About Sports Cars
British manufacturers were responsible for two of the most reliable early sports models. Austin produced the Austin 7 which, by the mid-1930s had evolved into a dependable and popular sports model. In the early 1960s, MG introduced the Midget, a small, fast, two-seater convertible that eventually defined what a convertible roadsters was for decades.
The first American sports cars to catch on emerged after World War II. The Chevrolet Corvette, introduced in 1953, and the Ford Thunderbird, introduced in 1955, defined the early American sports car. In the 1960s, U.S. automakers introduced a host of sports models such as the (now discontinued) Pontiac GTO and Firebird, Ford Mustang, Chevy Camaro, and Shelby Cobra.
European automakers also continued to excel at producing compact, speedy roadsters that could corner better than their American counterparts. These included models such as the Porsche 911, Jaguar XK, and the Mercedes SL convertible. Meanwhile, Italian manufacturers such as Ferrari and Lamborghini produced upmarket sports models that provided even more power than American muscle cars and had the maneuverability of many European roadsters.
Today's sports car market is diverse and competitive. The Japanese automakers, who are usually considered preoccupied with economy class cars, eventually came out with models such as the Nissan 370Z and Mitsubishi Lancer Evolution.
Sports Car Variations
Sport sedans, on the other hand, are larger than compact and midsize models.

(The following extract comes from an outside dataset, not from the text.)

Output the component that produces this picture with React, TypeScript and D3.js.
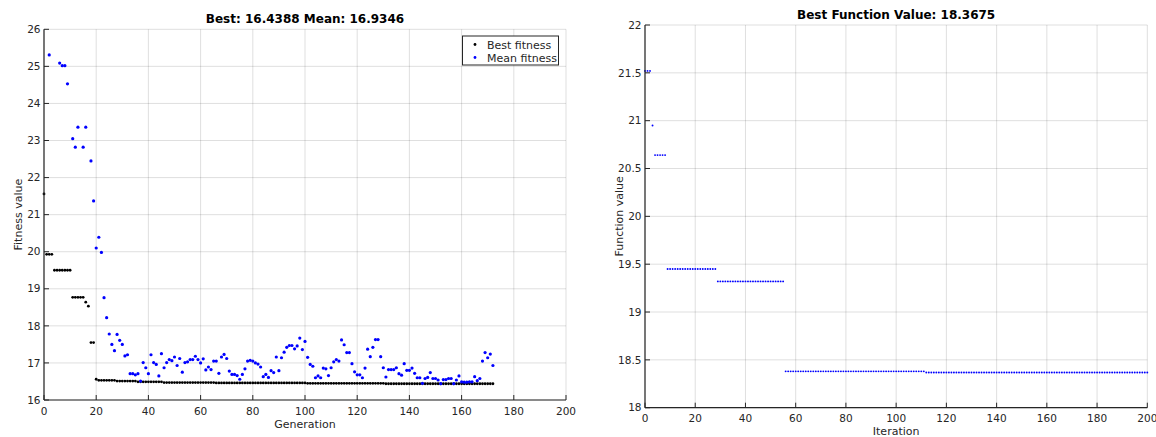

Many of these models are four-doors. Frequently, sports sedans have plush interiors with all the extras and add-ons one would expect in a luxury vehicle. Many vehicles in this category overlap with what could be considered compact executive cars or sportier versions of family sedans.
The muscle car is another variety of sports car. These models are typically American-made and equipped with powerful V-8 engines. Most models are two-door coupes. While they may not be designed to corner as well as Japanese or European sports models, muscle cars make up for it with speed, raw power (especially in a straight line), and style.
Supercars are ultra high-end sports cars designed with maximum performance and style in mind. Cars in this class are very fast, highly maneuverable, and very expensive. Examples of supercar models include the Ferrari 599, Bugatti Veyron, Aston Martin DBS Coupe, and Lamborghini Gallardo.
Sports Car Brands
German manufacturers such as BMW, Mercedes-Benz, and Audi produce many of the top-selling sports models in the U.S. and Europe. Frequently, sports models released by European carmakers such as the BMW 760Li, Audi A8, or Volvo S60, are also considered luxury cars.
Japanese automakers are also responsible for several of today's best-selling sports models, such as the Mazda MX-5 Miata and Nissan's 370Z and GT-R.
Who Drives Sports Cars?
Sports models are ideal for drivers who crave style, speed, and high-performance. Younger drivers may opt for more affordable versions of sports cars that offer power with less luxury. Older drivers who can afford higher price tags and desire a more comfortable ride often choose luxury sports cars. Ferraris, Lamborghinis, and Aston-Martins are primarily owned by the rich celebrities.